Thursday, 10 July 2014

Sidney Estate, Somers Town N1

The Princess and the Swineherd. The Swineherd is a prince in disguise (natch). Whoever put their finger in the smoke from his magic stewpot could smell what was being cooked in every house in the town, so of course the princess wanted it enough to pay the swineherd's outrageous price of ten kisses. It all ended badly.
The Sidney Estate is a fine example of the idealistic Christian socialism of the early 20th century. It was built by the St Pancras House Improvement Society in the decade from 1929. It was going to be a 'miniature garden city', with a large central court, assembly room and nursery school with rooftop garden.
The assembly room was never built and today the estate looks rather like hundreds of others except for the ceramic lunettes of fairy tales, designed by Gilbert Bayes and made by Doulton.
The Sleeping Beauty with Prince, flanked by what appear to be a leopard and a mastiff.
The Goosegirl (although she looks more like a Swangirl). A princess is sent to a foreign land to marry the prince, but on the way her maid forces her to swap places. On arrival, the princess is given a job tending  the geese while her false maid gets ready for the wedding, but luckily the imposture is discovered and the maid is thrown into a cask studded with sharp nails and dragged round the streets by four horses until she is dead, so all's well that ends well. 
The Little Mermaid, who saves a prince from drowning and falls in love. Unfortunately he loves someone else so she throws herself back in the sea and turns into foam. Makes Splash look like sentimental tosh.
In the central courtyard, the fairy tale theme continues but with the addition of this figure of St George, rather gleefully slaying the dragon. On the other hand, the dragon seems to be taking the lance under his arm so perhaps it is all a stage show.
The magnificent clock in the central courtyard shows the seasons, spring at the bottom left with bulbs, then summer with cherries and garlands of flowers; autumn with a sheaf of wheat and a sickle and winter, fully dressed and warming himself in front of a brazier.
 The south-facing entrance court in front of St Nicholas' Flats was filled with posts for washing lines, the central one with a ceramic Christmas tree and the others with ships. St Nicholas is, of course, Father Christmas and also the patron saint of sailors. All the original finials disappeared and have been replaced with replicas.
The estate was originally called the Sidney Street Estate after the road that disappeared when it was built. Just as well really as if it had survived it would only be confused with Sidney Street, Shoreditch, location of the famous siege.

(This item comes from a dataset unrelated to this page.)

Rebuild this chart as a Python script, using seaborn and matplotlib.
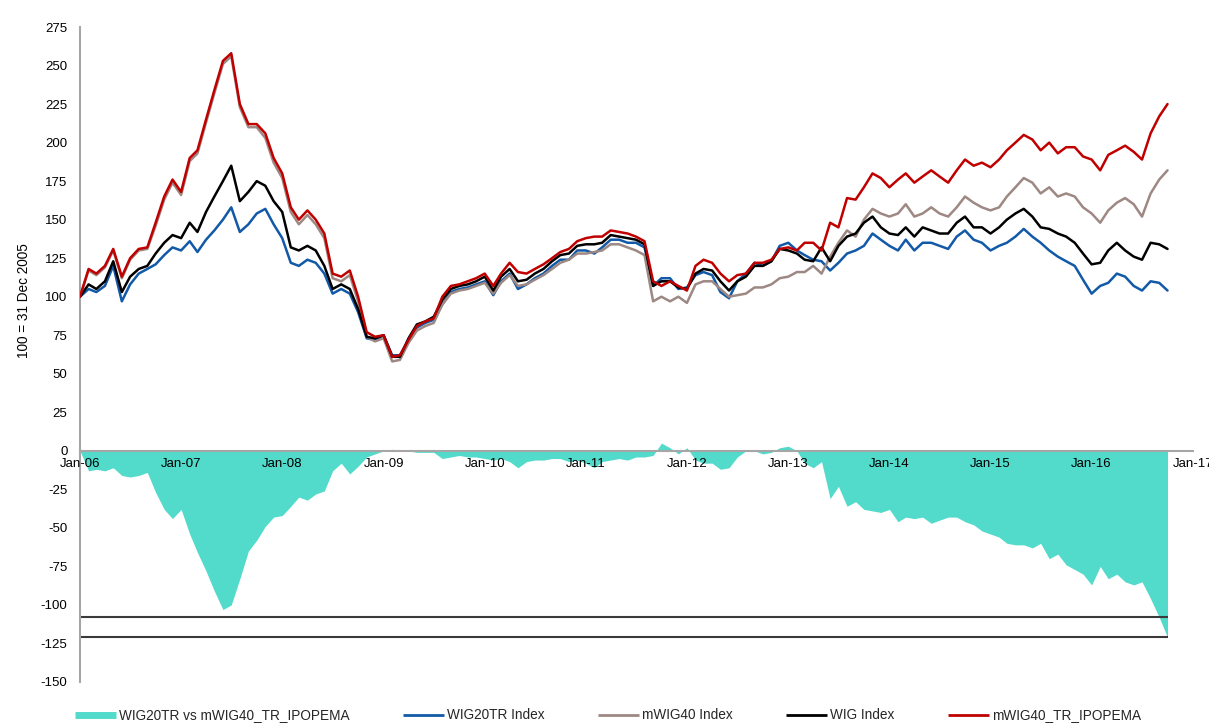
import numpy as np
import pandas as pd
import matplotlib
matplotlib.use("Agg")
import matplotlib.pyplot as plt
import matplotlib.dates as mdates
from matplotlib.lines import Line2D
import seaborn as sns

# ---------------- data (monthly readings, 100 = 31 Dec 2005) ----------------
dates = pd.date_range("2006-01-01", periods=130, freq="MS")

wig20tr = [
    100, 105, 103, 107, 120, 97, 108, 115, 118, 121, 127, 132,
    130, 136, 129, 137, 143, 150, 158, 142, 147, 154, 157, 147,
    138, 122, 120, 124, 122, 115, 102, 105, 102, 90, 73, 72,
    75, 62, 62, 72, 80, 83, 85, 95, 103, 105, 106, 108,
    110, 101, 110, 115, 105, 108, 112, 115, 120, 124, 124, 130,
    130, 128, 132, 137, 137, 135, 135, 132, 107, 112, 112, 105,
    106, 114, 116, 114, 103, 99, 110, 115, 122, 120, 123, 133,
    135, 130, 127, 124, 123, 117, 122, 128, 130, 133, 141, 137,
    133, 130, 137, 130, 135, 135, 133, 131, 139, 143, 137, 135,
    130, 133, 135, 139, 144, 139, 135, 130, 126, 123, 120, 111,
    102, 107, 109, 115, 113, 107, 104, 110, 109, 104,
]

mwig40 = [
    100, 117, 114, 119, 130, 112, 124, 130, 131, 146, 163, 174,
    166, 188, 193, 213, 232, 251, 256, 223, 210, 210, 203, 187,
    177, 155, 147, 153, 147, 138, 112, 110, 114, 97, 74, 71,
    73, 58, 59, 70, 78, 81, 83, 95, 102, 104, 105, 107,
    109, 102, 109, 114, 107, 108, 111, 114, 118, 122, 124, 128,
    128, 129, 130, 134, 134, 132, 130, 127, 97, 100, 97, 100,
    96, 108, 110, 110, 105, 100, 101, 102, 106, 106, 108, 112,
    113, 116, 116, 120, 115, 126, 135, 143, 139, 150, 157, 154,
    152, 154, 160, 152, 154, 158, 154, 152, 158, 165, 161, 158,
    156, 158, 165, 171, 177, 174, 167, 171, 165, 167, 165, 158,
    154, 148, 156, 161, 164, 160, 152, 167, 176, 182,
]

wig = [
    100, 108, 105, 110, 123, 103, 113, 118, 120, 128, 135, 140,
    138, 148, 142, 155, 165, 175, 185, 162, 168, 175, 172, 162,
    155, 132, 130, 133, 130, 120, 105, 108, 105, 92, 74, 73,
    75, 61, 61, 73, 82, 84, 87, 98, 105, 107, 108, 110,
    113, 104, 113, 118, 110, 111, 115, 118, 123, 127, 128, 133,
    134, 134, 135, 140, 139, 138, 137, 134, 107, 110, 110, 106,
    105, 115, 118, 117, 110, 104, 110, 113, 120, 120, 123, 131,
    130, 128, 124, 123, 132, 123, 133, 139, 141, 148, 152, 145,
    141, 140, 145, 139, 145, 143, 141, 141, 148, 152, 145, 145,
    141, 145, 150, 154, 157, 152, 145, 144, 141, 139, 135, 128,
    121, 122, 130, 135, 130, 126, 124, 135, 134, 131,
]

mwig40tr = [
    100, 118, 115, 120, 131, 113, 125, 131, 132, 148, 165, 176,
    168, 190, 195, 215, 234, 253, 258, 225, 212, 212, 206, 190,
    180, 158, 150, 156, 150, 141, 115, 113, 117, 100, 77, 74,
    75, 61, 62, 72, 81, 84, 86, 100, 107, 108, 110, 112,
    115, 107, 115, 122, 116, 115, 118, 121, 125, 129, 131, 136,
    138, 139, 139, 143, 142, 141, 139, 136, 110, 107, 110, 107,
    104, 120, 124, 122, 115, 110, 114, 115, 122, 122, 124, 131,
    132, 130, 135, 135, 130, 148, 145, 164, 163, 171, 180, 177,
    171, 176, 180, 174, 178, 182, 178, 174, 182, 189, 185, 187,
    184, 189, 195, 200, 205, 202, 195, 200, 193, 197, 197, 191,
    189, 182, 192, 195, 198, 194, 189, 206, 217, 225,
]

series_names = ["WIG20TR Index", "mWIG40 Index", "WIG Index", "mWIG40_TR_IPOPEMA"]
diff_name = "WIG20TR vs mWIG40_TR_IPOPEMA"
ref_levels = [-108, -121]
y_ticks = list(range(-150, 276, 25))
x_tick_years = list(range(2006, 2018))
y_label = "100 = 31 Dec 2005"

# ---------------- styling ----------------
colors = {
    "WIG20TR Index": "#1259A8",
    "mWIG40 Index": "#9E8883",
    "WIG Index": "#000000",
    "mWIG40_TR_IPOPEMA": "#C00000",
}
fill_color = "#52DACB"

sns.set_theme(style="white")
plt.rcParams["font.family"] = ["Liberation Sans", "DejaVu Sans"]
plt.rcParams["axes.unicode_minus"] = False

fig = plt.figure(figsize=(12.09, 7.26), dpi=100)
ax = fig.add_axes([80 / 1209, 1 - 682 / 726, (1193 - 80) / 1209, (682 - 27) / 726])

df = pd.DataFrame({
    "date": np.tile(dates, 4),
    "value": np.concatenate([wig20tr, mwig40, wig, mwig40tr]),
    "series": np.repeat(series_names, len(dates)),
})
diff = np.array(wig20tr) - np.array(mwig40tr)

# difference area
ax.fill_between(dates, 0, diff, color=fill_color, linewidth=0, zorder=1)

# reference lines
ax.hlines(ref_levels, dates[0], dates[-1], colors="#3A3A3A", linewidth=1.5, zorder=2)

# index lines
sns.lineplot(data=df, x="date", y="value", hue="series", hue_order=series_names,
             palette=colors, linewidth=1.8, legend=False, ax=ax, zorder=3)

ax.set_xlim(pd.Timestamp("2006-01-01"), pd.Timestamp("2017-01-01"))
ax.set_ylim(-150, 275)
ax.set_yticks(y_ticks)
ax.set_xticks([pd.Timestamp(f"{y}-01-01") for y in x_tick_years])
ax.xaxis.set_major_formatter(mdates.DateFormatter("%b-%y"))

ax.set_axisbelow(False)
ax.xaxis.set_zorder(4)
ax.yaxis.set_zorder(4)
for s in ["top", "right"]:
    ax.spines[s].set_visible(False)
ax.spines["bottom"].set_position(("data", 0))
for s in ["left", "bottom"]:
    ax.spines[s].set_color("#A6A6A6")
    ax.spines[s].set_linewidth(1.5)
    ax.spines[s].set_zorder(2.5)

ax.tick_params(axis="y", direction="out", length=4, width=1, color="#A6A6A6",
               labelsize=9.5, labelcolor="#000000", pad=5)
ax.tick_params(axis="x", direction="in", length=4, width=1, color="#A6A6A6",
               labelsize=9.5, labelcolor="#000000", pad=5)
ax.set_xlabel("")
ax.set_ylabel(y_label, fontsize=9.8, color="#000000")
ax.yaxis.set_label_coords(-0.044, 0.583)
ax.grid(False)

handles = [Line2D([0], [0], color=fill_color, linewidth=5, solid_capstyle="butt")] + \
          [Line2D([0], [0], color=colors[n], linewidth=2, solid_capstyle="butt") for n in series_names]
labels = [diff_name] + series_names
fig.legend(handles, labels, loc="lower center", bbox_to_anchor=(0.503, -0.012),
           ncol=5, frameon=False, fontsize=9.8, handlelength=3.0, handletextpad=0.25,
           columnspacing=3.9)

fig.savefig("out.png", dpi=100)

The arch between St Anthony's
Flats and St Francis' House
 has a statue that I originally
assumed was St Francis but is
 actually St Anthony of Padua.
My personal favourite


Anonymous said...

We lived in one of these flats in the 1980s and there were black bird finials on the clothes lines, do you have any photos of those?

Anonymous said...

There is a photo of the black bird finial here

Chris Partridge said...

Many thanks for the link - it looks a splendid bird.